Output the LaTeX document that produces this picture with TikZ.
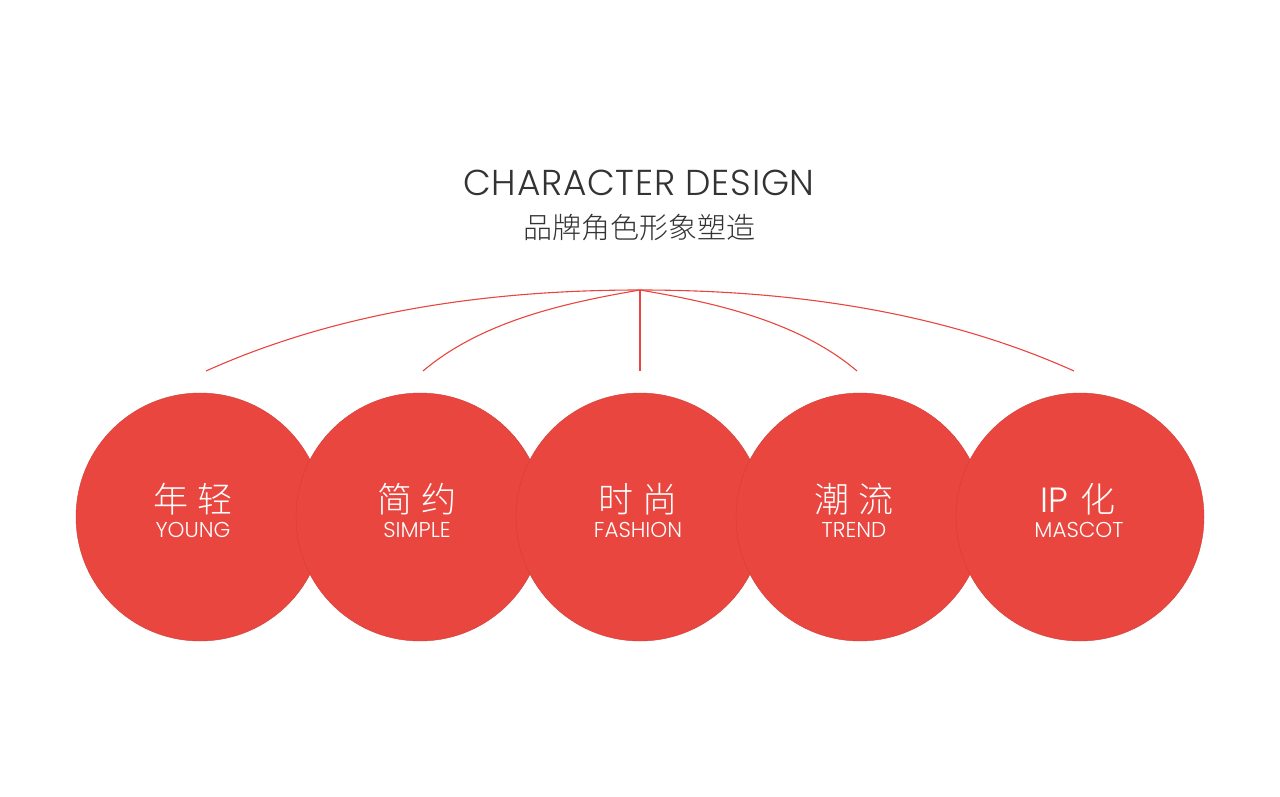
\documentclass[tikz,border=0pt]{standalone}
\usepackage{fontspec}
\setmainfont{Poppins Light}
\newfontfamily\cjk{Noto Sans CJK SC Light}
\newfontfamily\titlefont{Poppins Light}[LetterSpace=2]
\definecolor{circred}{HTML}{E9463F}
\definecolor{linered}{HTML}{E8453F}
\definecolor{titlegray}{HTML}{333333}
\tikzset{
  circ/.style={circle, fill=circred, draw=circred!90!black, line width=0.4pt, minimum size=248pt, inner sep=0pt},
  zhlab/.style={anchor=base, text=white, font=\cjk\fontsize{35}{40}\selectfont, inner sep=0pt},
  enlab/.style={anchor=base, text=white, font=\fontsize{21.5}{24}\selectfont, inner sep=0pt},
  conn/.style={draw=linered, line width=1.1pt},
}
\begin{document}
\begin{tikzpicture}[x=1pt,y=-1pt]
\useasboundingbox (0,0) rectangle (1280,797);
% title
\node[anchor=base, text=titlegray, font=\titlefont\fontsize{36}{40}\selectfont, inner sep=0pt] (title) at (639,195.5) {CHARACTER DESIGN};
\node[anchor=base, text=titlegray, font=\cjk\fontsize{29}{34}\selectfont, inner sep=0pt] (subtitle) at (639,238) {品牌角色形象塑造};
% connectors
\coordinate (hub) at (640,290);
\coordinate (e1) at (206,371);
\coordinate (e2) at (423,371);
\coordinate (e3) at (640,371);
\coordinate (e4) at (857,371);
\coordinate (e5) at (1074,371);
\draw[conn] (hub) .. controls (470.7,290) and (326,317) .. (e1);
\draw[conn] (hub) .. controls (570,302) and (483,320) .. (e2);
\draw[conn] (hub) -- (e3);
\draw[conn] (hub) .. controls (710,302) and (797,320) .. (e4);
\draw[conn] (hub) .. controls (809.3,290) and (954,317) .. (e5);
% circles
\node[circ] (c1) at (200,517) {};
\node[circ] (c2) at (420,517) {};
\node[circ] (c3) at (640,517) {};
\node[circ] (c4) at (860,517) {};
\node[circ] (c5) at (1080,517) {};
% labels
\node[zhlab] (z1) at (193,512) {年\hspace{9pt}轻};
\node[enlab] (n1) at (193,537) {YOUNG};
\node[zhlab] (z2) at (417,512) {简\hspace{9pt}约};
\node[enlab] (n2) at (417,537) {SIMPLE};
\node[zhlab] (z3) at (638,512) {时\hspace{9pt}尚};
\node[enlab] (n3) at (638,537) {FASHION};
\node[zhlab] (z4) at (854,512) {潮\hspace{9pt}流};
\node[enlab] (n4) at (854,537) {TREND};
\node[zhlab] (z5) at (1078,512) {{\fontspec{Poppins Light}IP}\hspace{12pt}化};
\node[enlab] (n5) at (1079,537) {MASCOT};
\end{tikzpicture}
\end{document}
...
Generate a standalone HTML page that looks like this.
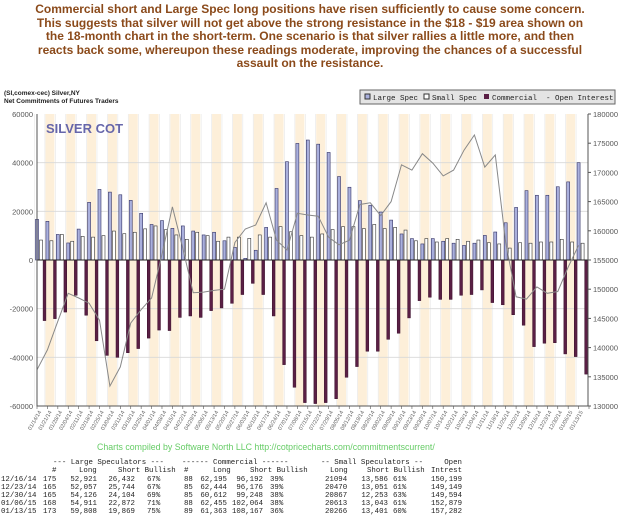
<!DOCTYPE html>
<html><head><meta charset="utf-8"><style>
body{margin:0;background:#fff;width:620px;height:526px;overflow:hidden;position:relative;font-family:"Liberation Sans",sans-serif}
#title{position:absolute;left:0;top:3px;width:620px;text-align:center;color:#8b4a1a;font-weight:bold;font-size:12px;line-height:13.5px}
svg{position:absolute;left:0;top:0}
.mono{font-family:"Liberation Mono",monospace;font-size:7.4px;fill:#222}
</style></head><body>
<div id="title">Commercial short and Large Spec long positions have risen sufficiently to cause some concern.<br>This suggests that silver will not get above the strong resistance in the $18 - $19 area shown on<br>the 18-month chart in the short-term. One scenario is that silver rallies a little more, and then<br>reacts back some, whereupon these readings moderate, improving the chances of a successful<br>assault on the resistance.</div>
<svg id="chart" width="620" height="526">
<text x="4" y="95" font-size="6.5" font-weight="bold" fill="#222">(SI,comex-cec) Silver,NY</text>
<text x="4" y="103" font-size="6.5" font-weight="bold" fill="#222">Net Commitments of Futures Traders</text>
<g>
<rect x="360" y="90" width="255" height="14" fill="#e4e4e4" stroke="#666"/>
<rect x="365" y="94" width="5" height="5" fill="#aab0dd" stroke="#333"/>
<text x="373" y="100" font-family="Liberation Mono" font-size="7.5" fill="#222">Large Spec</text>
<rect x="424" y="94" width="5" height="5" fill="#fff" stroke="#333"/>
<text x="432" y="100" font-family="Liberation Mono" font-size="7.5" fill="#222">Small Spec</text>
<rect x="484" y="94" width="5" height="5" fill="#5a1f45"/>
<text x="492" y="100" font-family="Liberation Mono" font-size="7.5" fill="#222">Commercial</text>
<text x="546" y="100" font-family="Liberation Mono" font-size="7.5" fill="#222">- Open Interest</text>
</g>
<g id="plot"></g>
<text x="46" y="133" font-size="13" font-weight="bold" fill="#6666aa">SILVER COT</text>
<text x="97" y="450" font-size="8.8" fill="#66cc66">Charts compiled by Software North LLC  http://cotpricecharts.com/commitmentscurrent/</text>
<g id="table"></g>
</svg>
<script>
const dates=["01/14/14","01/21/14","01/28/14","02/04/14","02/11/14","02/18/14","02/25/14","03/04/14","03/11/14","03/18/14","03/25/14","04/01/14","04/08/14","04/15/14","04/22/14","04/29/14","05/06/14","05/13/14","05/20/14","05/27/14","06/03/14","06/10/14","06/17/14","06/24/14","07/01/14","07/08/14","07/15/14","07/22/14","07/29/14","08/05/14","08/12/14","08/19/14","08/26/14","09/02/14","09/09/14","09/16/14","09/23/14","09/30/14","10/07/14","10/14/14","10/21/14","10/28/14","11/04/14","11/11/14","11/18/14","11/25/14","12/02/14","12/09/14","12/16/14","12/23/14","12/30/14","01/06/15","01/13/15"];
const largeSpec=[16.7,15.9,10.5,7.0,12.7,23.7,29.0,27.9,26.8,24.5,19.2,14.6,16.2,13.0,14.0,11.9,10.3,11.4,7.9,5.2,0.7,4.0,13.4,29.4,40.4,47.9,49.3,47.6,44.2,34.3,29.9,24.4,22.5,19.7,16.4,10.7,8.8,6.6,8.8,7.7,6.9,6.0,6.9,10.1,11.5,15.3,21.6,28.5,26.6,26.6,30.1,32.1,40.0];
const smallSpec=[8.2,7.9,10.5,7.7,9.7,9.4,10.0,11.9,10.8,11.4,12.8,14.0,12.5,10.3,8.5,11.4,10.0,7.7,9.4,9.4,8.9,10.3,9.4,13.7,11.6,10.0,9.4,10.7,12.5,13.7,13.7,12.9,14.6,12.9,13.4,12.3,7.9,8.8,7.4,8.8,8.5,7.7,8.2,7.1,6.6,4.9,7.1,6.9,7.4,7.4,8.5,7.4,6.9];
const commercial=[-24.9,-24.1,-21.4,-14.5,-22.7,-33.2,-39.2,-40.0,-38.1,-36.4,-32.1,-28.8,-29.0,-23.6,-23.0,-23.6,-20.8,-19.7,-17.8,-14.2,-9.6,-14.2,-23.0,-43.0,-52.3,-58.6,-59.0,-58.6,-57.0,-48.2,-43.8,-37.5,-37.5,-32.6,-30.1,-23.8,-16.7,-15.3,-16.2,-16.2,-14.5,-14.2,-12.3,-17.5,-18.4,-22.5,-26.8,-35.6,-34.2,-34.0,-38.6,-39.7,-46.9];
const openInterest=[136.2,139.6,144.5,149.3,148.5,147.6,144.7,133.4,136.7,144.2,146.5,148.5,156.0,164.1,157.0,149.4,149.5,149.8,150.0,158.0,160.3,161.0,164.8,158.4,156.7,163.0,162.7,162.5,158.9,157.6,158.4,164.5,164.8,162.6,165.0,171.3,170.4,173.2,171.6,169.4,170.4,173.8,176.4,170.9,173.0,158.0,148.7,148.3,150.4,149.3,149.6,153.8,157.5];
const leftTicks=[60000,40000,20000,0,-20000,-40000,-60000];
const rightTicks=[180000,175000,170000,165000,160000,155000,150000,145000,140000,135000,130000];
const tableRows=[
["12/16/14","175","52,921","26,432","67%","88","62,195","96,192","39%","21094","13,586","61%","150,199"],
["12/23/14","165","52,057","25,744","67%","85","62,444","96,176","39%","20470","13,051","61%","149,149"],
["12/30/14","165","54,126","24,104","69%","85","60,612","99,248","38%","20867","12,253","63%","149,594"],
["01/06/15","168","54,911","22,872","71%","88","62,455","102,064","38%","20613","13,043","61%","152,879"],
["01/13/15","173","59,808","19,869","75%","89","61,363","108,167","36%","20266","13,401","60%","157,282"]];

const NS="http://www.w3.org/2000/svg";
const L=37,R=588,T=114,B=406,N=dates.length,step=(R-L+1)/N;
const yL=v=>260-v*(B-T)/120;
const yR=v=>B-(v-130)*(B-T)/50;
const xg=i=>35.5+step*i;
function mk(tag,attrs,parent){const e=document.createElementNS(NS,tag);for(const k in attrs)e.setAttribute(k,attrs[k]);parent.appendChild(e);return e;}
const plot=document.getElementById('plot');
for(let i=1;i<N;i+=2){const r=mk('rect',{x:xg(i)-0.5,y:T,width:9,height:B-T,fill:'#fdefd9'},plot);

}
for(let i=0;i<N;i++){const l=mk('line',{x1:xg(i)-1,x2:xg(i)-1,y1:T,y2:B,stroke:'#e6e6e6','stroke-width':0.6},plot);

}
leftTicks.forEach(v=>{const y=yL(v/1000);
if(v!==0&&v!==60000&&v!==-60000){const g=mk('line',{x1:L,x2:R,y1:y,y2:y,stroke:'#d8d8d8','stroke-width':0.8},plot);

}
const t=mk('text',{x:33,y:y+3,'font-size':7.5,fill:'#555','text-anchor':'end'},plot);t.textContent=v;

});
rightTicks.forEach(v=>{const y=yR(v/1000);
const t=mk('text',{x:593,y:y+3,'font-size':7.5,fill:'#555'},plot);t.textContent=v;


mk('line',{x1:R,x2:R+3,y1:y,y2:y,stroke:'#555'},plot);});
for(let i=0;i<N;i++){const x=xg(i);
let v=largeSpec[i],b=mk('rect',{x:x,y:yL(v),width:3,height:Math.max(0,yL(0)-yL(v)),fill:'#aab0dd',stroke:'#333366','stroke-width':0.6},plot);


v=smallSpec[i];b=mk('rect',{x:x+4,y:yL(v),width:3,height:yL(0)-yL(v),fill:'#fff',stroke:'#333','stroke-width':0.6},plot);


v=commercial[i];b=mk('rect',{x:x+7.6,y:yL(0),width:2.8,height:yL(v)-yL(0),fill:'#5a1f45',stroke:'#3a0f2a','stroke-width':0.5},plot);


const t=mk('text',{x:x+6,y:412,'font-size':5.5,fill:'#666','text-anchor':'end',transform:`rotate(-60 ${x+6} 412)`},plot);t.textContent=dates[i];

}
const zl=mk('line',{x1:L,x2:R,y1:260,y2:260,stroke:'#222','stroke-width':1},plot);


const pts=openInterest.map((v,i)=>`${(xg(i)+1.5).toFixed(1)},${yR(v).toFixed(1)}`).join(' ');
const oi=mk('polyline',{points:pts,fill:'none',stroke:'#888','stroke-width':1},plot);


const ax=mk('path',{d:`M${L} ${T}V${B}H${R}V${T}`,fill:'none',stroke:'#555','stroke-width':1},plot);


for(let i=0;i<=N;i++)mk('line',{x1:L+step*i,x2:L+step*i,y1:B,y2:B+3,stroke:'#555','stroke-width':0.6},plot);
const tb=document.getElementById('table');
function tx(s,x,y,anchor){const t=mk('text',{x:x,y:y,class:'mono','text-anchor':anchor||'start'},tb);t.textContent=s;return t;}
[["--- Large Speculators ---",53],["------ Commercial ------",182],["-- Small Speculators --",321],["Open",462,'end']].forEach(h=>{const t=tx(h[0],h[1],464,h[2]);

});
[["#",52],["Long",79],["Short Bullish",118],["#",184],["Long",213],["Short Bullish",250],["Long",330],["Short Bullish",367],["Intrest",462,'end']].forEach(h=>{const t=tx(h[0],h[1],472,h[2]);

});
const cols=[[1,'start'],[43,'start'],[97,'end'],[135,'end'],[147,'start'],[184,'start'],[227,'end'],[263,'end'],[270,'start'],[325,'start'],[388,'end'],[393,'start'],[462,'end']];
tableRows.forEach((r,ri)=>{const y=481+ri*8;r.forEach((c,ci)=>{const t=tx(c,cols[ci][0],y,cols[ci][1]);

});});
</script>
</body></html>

WHAT NEEDS TO BE DONE: Track down every line with the word "that" and copy it.

TASK SOLUTION:
Output the LaTeX document that produces this picture with TikZ.
Generate a standalone HTML page that looks like this.
<div id="title">Commercial short and Large Spec long positions have risen sufficiently to cause some concern.<br>This suggests that silver will not get above the strong resistance in the $18 - $19 area shown on<br>the 18-month chart in the short-term. One scenario is that silver rallies a little more, and then<br>reacts back some, whereupon these readings moderate, improving the chances of a successful<br>assault on the resistance.</div>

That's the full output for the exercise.